Silicon Field-Effect Spin Lattices for Magnetism and Superconductivity Tests

Field-effect silicon spin lattices, two-dimensional structures patterned at the ten-nanometer scale, may work well for implementing strongly-coupled electronic systems. These metal-oxide-semiconductor devices have a subtly structured silicon-oxide interface that can produce substantial electronic structure effects. Comparing strong-coupling length and energy scales for semiconductors shows silicon a reasonable choice, with scales of 15.0 nm and 8.8 meV. The systems considered here for emulation with spin lattices include Lieb's ferromagnetic (\emph{PRL} 1989) and Mattis' high-$T_{c}$ superconductivity (\emph{Int.~J.~Mod.~Phys.~B} 2006) Hubbard models. Effective mass calculations for independent electrons in spin lattice devices with antidot geometries gave energy bands for fitting to bands from the Hubbard model with interactions turned off.
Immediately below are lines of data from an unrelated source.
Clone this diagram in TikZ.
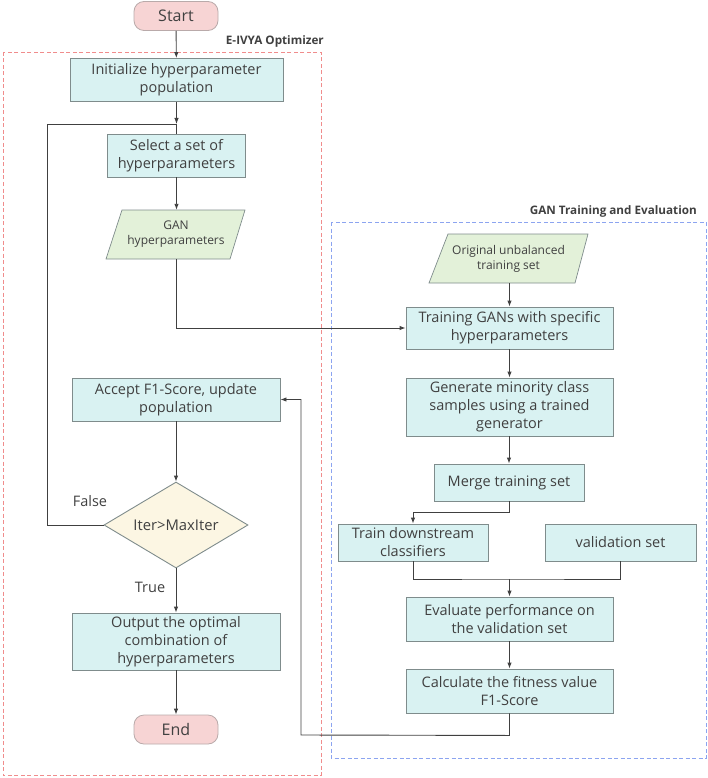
\documentclass[tikz,border=0pt]{standalone}
\usepackage{fontspec}
\setmainfont{Open Sans}
\usetikzlibrary{arrows.meta,shapes.geometric}
\definecolor{boxfill}{HTML}{D9F2F2}
\definecolor{boxline}{HTML}{7F8C8C}
\definecolor{iofill}{HTML}{E3F1D9}
\definecolor{decfill}{HTML}{FCF6E3}
\definecolor{termfill}{HTML}{F7D4D4}
\definecolor{termline}{HTML}{B9AAAA}
\definecolor{txt}{HTML}{404040}
\definecolor{redd}{HTML}{F08C8C}
\definecolor{blued}{HTML}{8CA4F0}
\tikzset{
  procbox/.style={draw=boxline, line width=0.9pt, fill=boxfill, inner sep=0pt, align=center,
    text=txt, font=\fontsize{14.5}{18}\selectfont},
  termbox/.style={draw=termline, line width=0.8pt, fill=termfill, rounded corners=10pt, inner sep=0pt,
    text=txt, font=\fontsize{16}{19}\selectfont, minimum width=84pt, minimum height=29pt},
  iotext/.style={inner sep=0pt, align=center, text=txt, font=\fontsize{12}{15}\selectfont},
  iofig/.style={draw=boxline, line width=0.7pt, fill=iofill},
  decbox/.style={shape=diamond, draw=boxline, line width=0.9pt, fill=decfill, inner sep=0pt,
    minimum width=144pt, minimum height=86pt, text=txt, font=\fontsize{14.8}{17}\selectfont},
  conn/.style={draw=txt, line width=0.9pt},
  arr/.style={conn, -{Latex[length=6pt,width=4.5pt]}},
  grp/.style={dashed, dash pattern=on 4pt off 2.5pt, line width=0.9pt},
  grplabel/.style={font=\fontsize{11.7}{14}\selectfont\bfseries, text=txt, inner sep=0pt},
  edgelabel/.style={font=\fontsize{14.5}{16}\selectfont, text=txt, inner sep=0pt}
}
\begin{document}
\begin{tikzpicture}[x=1pt,y=-1pt]
\useasboundingbox (0,0) rectangle (708,778);
% group frames
\draw[grp, draw=redd] (3,52) rectangle (321,775);
\draw[grp, draw=blued] (331,222) rectangle (706,758);
\node[grplabel, anchor=east] (lblA) at (324,41) {E-IVYA Optimizer};
\node[grplabel, anchor=east] (lblB) at (697,211) {GAN Training and Evaluation};

% left column
\node[termbox] (start) at (176,16) {Start};
\node[procbox, minimum width=213pt, minimum height=43pt] (init) at (176.5,80) {Initialize hyperparameter\\population};
\coordinate (j) at (176.5,124);
\node[procbox, minimum width=138pt, minimum height=43pt] (select) at (176.5,155.5) {Select a set of\\hyperparameters};
\fill[iofig] (122,210) -- (245,210) -- (230,259) -- (106,259) -- cycle;
\node[iotext, minimum width=139pt, minimum height=49pt] (ganhp) at (176,234.5) {GAN\\hyperparameters};
\node[procbox, minimum width=208pt, minimum height=43pt] (accept) at (176,399.5) {Accept F1-Score, update\\population};
\node[decbox, aspect=1.67] (dec) at (176,525) {Iter>MaxIter};
\node[procbox, minimum width=208pt, minimum height=57pt] (output) at (176,641.5) {Output the optimal\\combination of\\hyperparameters};
\node[termbox] (end) at (176,729.5) {End};

% right column
\fill[iofig] (448,234) -- (588,234) -- (575,283) -- (429,283) -- cycle;
\node[iotext, minimum width=159pt, minimum height=49pt] (orig) at (508.5,258.5) {Original unbalanced\\training set};
\node[procbox, minimum width=207pt, minimum height=42pt] (train) at (509.5,328) {Training GANs with specific\\hyperparameters};
\node[procbox, minimum width=207pt, minimum height=58pt] (gen) at (509.5,407) {Generate minority class\\samples using a trained\\generator};
\node[procbox, minimum width=150pt, minimum height=37pt] (merge) at (509,482.5) {Merge training set};
\node[procbox, minimum width=150pt, minimum height=37pt] (tds) at (413,542.5) {Train downstream\\classifiers};
\node[procbox, minimum width=151pt, minimum height=37pt] (val) at (620.5,542.5) {validation set};
\node[procbox, minimum width=207pt, minimum height=44pt] (eval) at (509.5,619) {Evaluate performance on\\the validation set};
\node[procbox, minimum width=207pt, minimum height=44pt] (calc) at (509.5,691) {Calculate the fitness value\\F1-Score};
\coordinate (jn) at (509.5,579);

% connectors
\draw[arr] (start) -- (init);
\draw[arr] (init) -- (j);
\draw[conn] (j) -- (select);
\draw[arr] (select) -- (select.south |- ganhp.north);
\draw[arr] (ganhp.south) |- (train.west);
\draw[arr] (orig.south -| train.north) -- (train.north);
\draw[arr] (train) -- (gen);
\draw[arr] (gen.south -| merge.north) -- (merge.north);
\draw[arr] (merge.south) -- ++(0,11) -| (tds.north);
\draw[conn] (tds.south) |- (jn) -| (val.south);
\draw[arr] (jn) -- (eval.north);
\draw[arr] (eval) -- (calc);
\draw[arr] (calc.south) -- ++(0,22) -- (301,735) |- (accept.east);
\draw[arr] (accept) -- (dec);
\draw[conn] (dec.west) -| (47,124) -- (j);
\draw[arr] (dec.south) -- (output.north);
\draw[arr] (output) -- (end);

% labels
\node[edgelabel] (lfalse) at (90,501) {False};
\node[edgelabel] (ltrue) at (150,587) {True};
\end{tikzpicture}
\end{document}
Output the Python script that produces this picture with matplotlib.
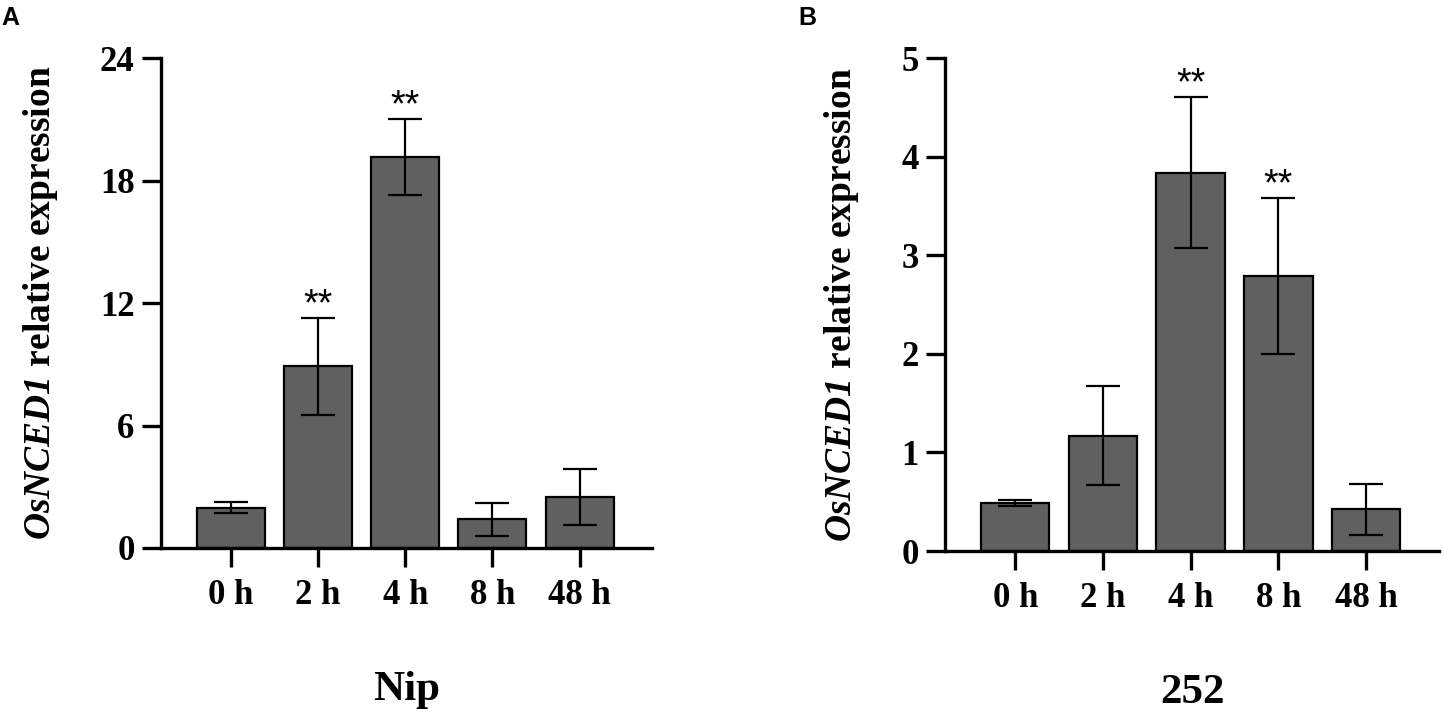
import numpy as np
import matplotlib
matplotlib.use('Agg')
import matplotlib.pyplot as plt

plt.rcParams['font.family'] = 'Liberation Serif'
plt.rcParams['font.weight'] = 'bold'
plt.rcParams['axes.labelweight'] = 'bold'
plt.rcParams['mathtext.fontset'] = 'custom'
plt.rcParams['mathtext.it'] = 'Liberation Serif:italic:bold'
plt.rcParams['mathtext.rm'] = 'Liberation Serif:italic:bold'

times = ['0 h', '2 h', '4 h', '8 h', '48 h']

nip_mean = [1.97, 8.9, 19.15, 1.4, 2.5]
nip_err = [0.27, 2.36, 1.87, 0.8, 1.35]
nip_sig = ['', '**', '**', '', '']

l252_mean = [0.485, 1.17, 3.84, 2.79, 0.425]
l252_err = [0.03, 0.5, 0.77, 0.79, 0.26]
l252_sig = ['', '', '**', '**', '']

W, H = 1444, 715
fig = plt.figure(figsize=(W / 100, H / 100), dpi=100)


def panel(rect, mean, err, sig, ymax, step, group, letter, lx):
    ax = fig.add_axes(rect)
    x = np.arange(len(times))
    ax.bar(x, mean, width=0.78, color='#606060', edgecolor='black', linewidth=1.6, zorder=2)
    ax.errorbar(x, mean, yerr=err, fmt='none', ecolor='black', elinewidth=1.6,
                capsize=12, capthick=1.6, zorder=3)
    for xi, m, e, s in zip(x, mean, err, sig):
        if s:
            ax.annotate(s, (xi, m + e), xytext=(0, 2), textcoords='offset points',
                        ha='center', va='baseline', fontsize=27, fontweight='normal',
                        family='Liberation Sans')
    ax.set_xlim(-0.80, 4.83)
    ax.set_ylim(0, ymax)
    ax.set_yticks(np.arange(0, ymax + step / 2, step))
    ax.set_xticks(x)
    ax.set_xticklabels(times)
    for side in ['top', 'right']:
        ax.spines[side].set_visible(False)
    for side in ['left', 'bottom']:
        ax.spines[side].set_linewidth(2.4)
    ax.tick_params(axis='both', direction='out', length=14, width=2.4, labelsize=25)
    ax.tick_params(axis='x', pad=8)
    ax.tick_params(axis='y', pad=5)
    ax.set_ylabel(r'$OsNCED1$ relative expression', fontsize=27,
                  fontweight='bold', labelpad=29)
    ax.set_xlabel(group, fontsize=31, fontweight='bold', labelpad=43)
    fig.text(lx, 1 - 6 / H, letter, ha='left', va='top', fontsize=18,
             fontweight='bold', family='Liberation Sans')
    return ax


panel([161 / W, (H - 548) / H, 491 / W, 489.7 / H], nip_mean, nip_err, nip_sig,
      24, 6, 'Nip', 'A', 1 / W)
panel([945 / W, (H - 551) / H, 494 / W, 492.7 / H], l252_mean, l252_err, l252_sig,
      5, 1, '252', 'B', 798 / W)

fig.savefig('out.png', dpi=100)
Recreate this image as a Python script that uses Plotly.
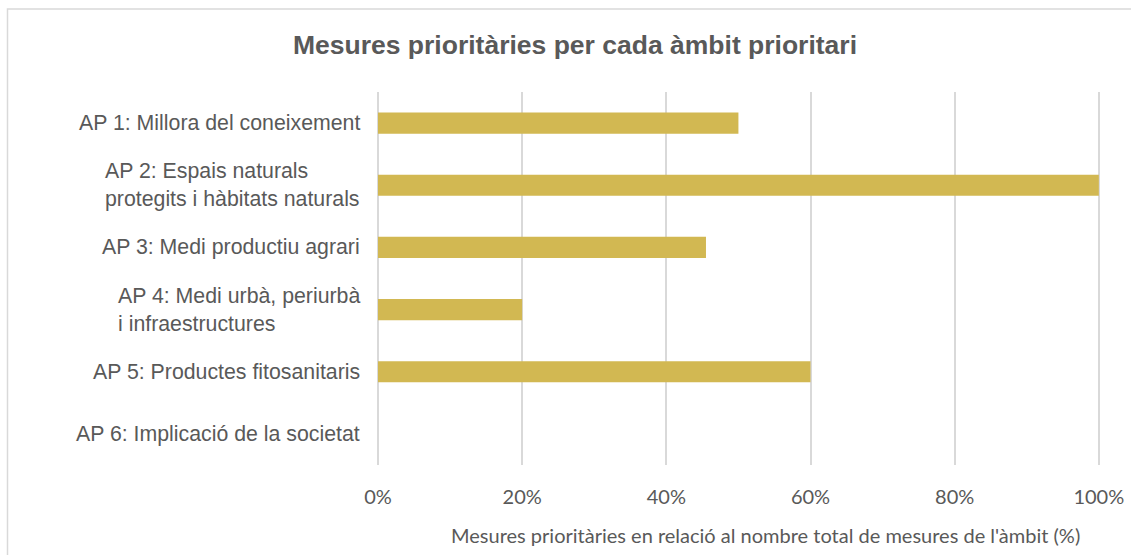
import plotly.graph_objects as go

categories = [
    "AP 1: Millora del coneixement",
    "AP 2: Espais naturals<br>protegits i hàbitats naturals",
    "AP 3: Medi productiu agrari",
    "AP 4: Medi urbà, periurbà<br>i infraestructures",
    "AP 5: Productes fitosanitaris",
    "AP 6: Implicació de la societat",
]
values = [0.50, 1.00, 0.455, 0.20, 0.60, 0.0]
tick_vals = [0, 0.2, 0.4, 0.6, 0.8, 1.0]
tick_text = ["0%", "20%", "40%", "60%", "80%", "100%"]

title_text = "Mesures prioritàries per cada àmbit prioritari"
xaxis_title = "Mesures prioritàries en relació al nombre total de mesures de l'àmbit (%)"

W, H = 1131, 555
ML, MR, MT, MB = 378, 30, 92, 90
plot_w = W - ML - MR
plot_h = H - MT - MB

GREY = "#595959"
BAR = "#D2B852"

fig = go.Figure()
fig.add_trace(go.Bar(
    x=values, y=categories, orientation="h",
    marker=dict(color=BAR, line=dict(width=0)),
    hoverinfo="skip",
))

annotations = []
for c in categories:
    annotations.append(dict(
        x=0, y=c, xref="paper", yref="y", text=c,
        xanchor="right", yanchor="middle", align="left", xshift=-16,
        showarrow=False,
        font=dict(family="Liberation Sans, Arial", size=21.3, color=GREY),
    ))
annotations.append(dict(
    x=(765 - ML) / plot_w, y=(MT + plot_h - 535) / plot_h,
    xref="paper", yref="paper", text=xaxis_title,
    xanchor="center", yanchor="middle", showarrow=False,
    font=dict(family="Lato, Open Sans", size=20, color=GREY),
))

fig.update_layout(
    template="none",
    width=W, height=H,
    margin=dict(l=ML, r=MR, t=MT, b=MB, pad=0, autoexpand=False),
    paper_bgcolor="white", plot_bgcolor="white",
    showlegend=False,
    bargap=0.66,
    title=dict(
        text=title_text, x=575 / W, xanchor="center",
        y=1 - 45 / H, yanchor="middle",
        font=dict(family="Liberation Sans, Arial", size=26.5, color=GREY, weight="bold"),
    ),
    xaxis=dict(
        range=[0, 1.003], tickvals=tick_vals, ticktext=tick_text,
        showgrid=True, gridcolor="#D9D9D9", gridwidth=1.5,
        zeroline=True, zerolinecolor="#D9D9D9", zerolinewidth=1.5,
        showline=False, ticks="", ticklabelstandoff=18,
        tickfont=dict(family="Lato, Open Sans", size=20, color=GREY),
        fixedrange=True, automargin=False,
    ),
    yaxis=dict(
        categoryorder="array", categoryarray=categories[::-1],
        showticklabels=False, showgrid=False, zeroline=False, showline=False,
        ticks="", fixedrange=True, automargin=False,
    ),
    annotations=annotations,
    shapes=[dict(
        type="rect", xref="paper", yref="paper",
        x0=(7.5 - ML) / plot_w, x1=(W + 20 - ML) / plot_w,
        y0=(MT + plot_h - (H + 20)) / plot_h, y1=(MT + plot_h - 9) / plot_h,
        line=dict(color="#D9D9D9", width=1.5), fillcolor="rgba(0,0,0,0)",
        layer="below",
    )],
)

fig.write_html(
    "out.html",
    config={"displayModeBar": False},
    post_script="document.body.style.margin='0';document.body.style.overflow='hidden';",
)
The onsite tight-binding electron repulsion energy was estimated with the Coulomb charging energy of a spin lattice site. The calculations examined lattices with either electric field-dependent or -independent hopping parameters. For circular antidots on a square lattice, the optimal period-to-diameter ratio of $l/d\approx2.5$ maximizes Mattis' coupling parameter, giving 1.7 meV and 15 meV for diameters $d=10$ and $3$ nm. Technology issues will be discussed, including the results of ongoing fabrication efforts.